Two of Britain’s greatest museums provide a London treasure-house of Islamic works of art. The first is the V&A. One of its original aims, in 1852, was to inspire British designers and manufacturers. And its Islamic collections did just that, one of its most notable recipients being William de Morgan (1839–1917), the great lustre ceramicist.
Today, the Islamic gallery, focused on the famous Ardabil carpet, houses an awesome assemblage of Islamic works of art, including ceramics, tilework, metalwork, woodwork, glass, rock crystal, textiles and carpets. It also has a valuable educational group of cases which display the four elements so common in Islamic art – calligraphy, geometry, the arabesque (‘inspired by plants’), and figural art (‘images and poetry’). The day will start with these to form an initial understanding of Islamic art and what aesthetic or religious principles have helped to fashion it. Moving through the gallery, art and design are put into their Islamic cultural context, while enjoying the different designs displayed, particularly on carpets and textiles, as well as learning about individual pieces.
The British Museum offers the visitor an incredibly rich collection of Islamic ceramics and metalwork, as well as some works of art on paper. The development of Islamic art in the different media is traced and the techniques explored which enabled them to evolve and develop, and to have such an impact on Italian Renaissance ceramics and design.
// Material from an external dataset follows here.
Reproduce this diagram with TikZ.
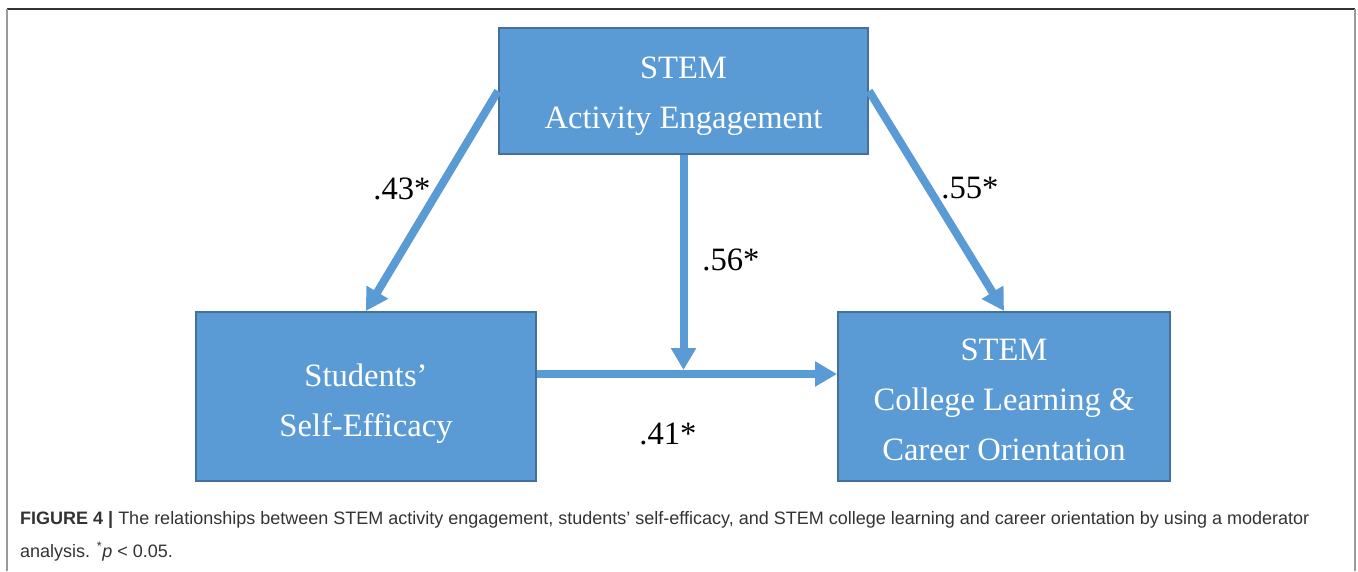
\documentclass[tikz,border=0pt]{standalone}
\usepackage{fontspec}
\setmainfont{Liberation Serif}
\newfontfamily\capfont{Liberation Sans}
\usetikzlibrary{arrows.meta,calc}
\definecolor{boxfill}{HTML}{5B9BD5}
\definecolor{boxedge}{HTML}{41719C}
\definecolor{frameline}{HTML}{333333}
\definecolor{sideline}{HTML}{9A9A9A}
\definecolor{captext}{HTML}{333333}

\begin{document}
\begin{tikzpicture}[x=1pt,y=-1pt,
  varbox/.style={draw=boxedge, line width=2pt, fill=boxfill, inner sep=0pt},
  boxtext/.style={text=white, align=center, inner sep=0pt,
    font=\fontsize{32.6}{50}\selectfont},
  weight/.style={anchor=base, inner sep=0pt, font=\fontsize{32.6}{40}\selectfont},
  link/.style={draw=boxfill, line width=8pt, -{Triangle[length=22pt,width=24pt]}},
  capline/.style={anchor=base west, inner sep=0pt, text=captext,
    font=\capfont\fontsize{18}{22}\selectfont}]

\useasboundingbox (0,0) rectangle (1358,571);

% figure frame: top rule and the two side rules
\draw[frameline, line width=1.5pt] (7,9) -- (1355,9);
\draw[sideline, line width=2pt] (7,9) -- (7,571);
\draw[sideline, line width=2pt] (1355,9) -- (1355,571);

% variables
\node[varbox, minimum width=369pt, minimum height=126pt] (act) at (683.5,91) {};
\node[varbox, minimum width=340pt, minimum height=169pt] (eff) at (366,396.5) {};
\node[varbox, minimum width=332pt, minimum height=169pt] (col) at (1004,396.5) {};

\node[boxtext] (actlabel) at ($(act.center)+(0,5.5)$) {STEM\\Activity Engagement};
\node[boxtext] (efflabel) at ($(eff.center)+(0,7)$) {Students’\\Self-Efficacy};
\node[boxtext] (collabel) at ($(col.center)+(0,3)$) {STEM\\College Learning \&\\Career Orientation};

% paths
\path (act.south) ++(0,219) coordinate (join);
\draw[link] (act.west) -- (eff.north);
\draw[link] (act.east) -- (col.north);
\draw[link, shorten >=4pt] (act.south) -- (join);
\draw[link] (eff.east |- join) -- (col.west |- join);

% coefficients
\node[weight] (w1) at (402,199) {.43*};
\node[weight] (w2) at (970,198) {.55*};
\node[weight] (w3) at (731,270) {.56*};
\node[weight] (w4) at (668,444) {.41*};

% caption
\node[capline] (cap1) at (20,524) {\textbf{FIGURE 4 |} The relationships between STEM activity engagement, students’ self-efficacy, and STEM college learning and career orientation by using a moderator};
\node[capline] (cap2) at (20,557) {analysis. \textsuperscript{*}\textit{p} < 0.05.};
\end{tikzpicture}
\end{document}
The visit will include the major redisplay in the new Albukhary Foundation Galleries of the Islamic world.
Professor James Allan
Expert in Islamic art and architecture and Middle-Eastern archaeology. He read Arabic at Oxford, where he also completed his doctorate, and spent most of his career in Oxford’s Ashmolean Museum, where he also lectured for the Faculty of Oriental Studies. He has worked as a field archaeologist in Jerusalem and at Siraf and was President of the British Institute of Persian Studies, 2002–6.
View excerpt from Professor James Allan's lecture, 'Uzebekistan: Seen & Unseen' (London Lecture Afternoon, October 2017).
10.15am at the V&A.
Approximately 5.15pm at the British Museum
This includes morning and afternoon refreshments and lunch, donations and one journey by Underground.
Travel is by Underground and there is some walking and standing during the day.
Maximum 14 participants.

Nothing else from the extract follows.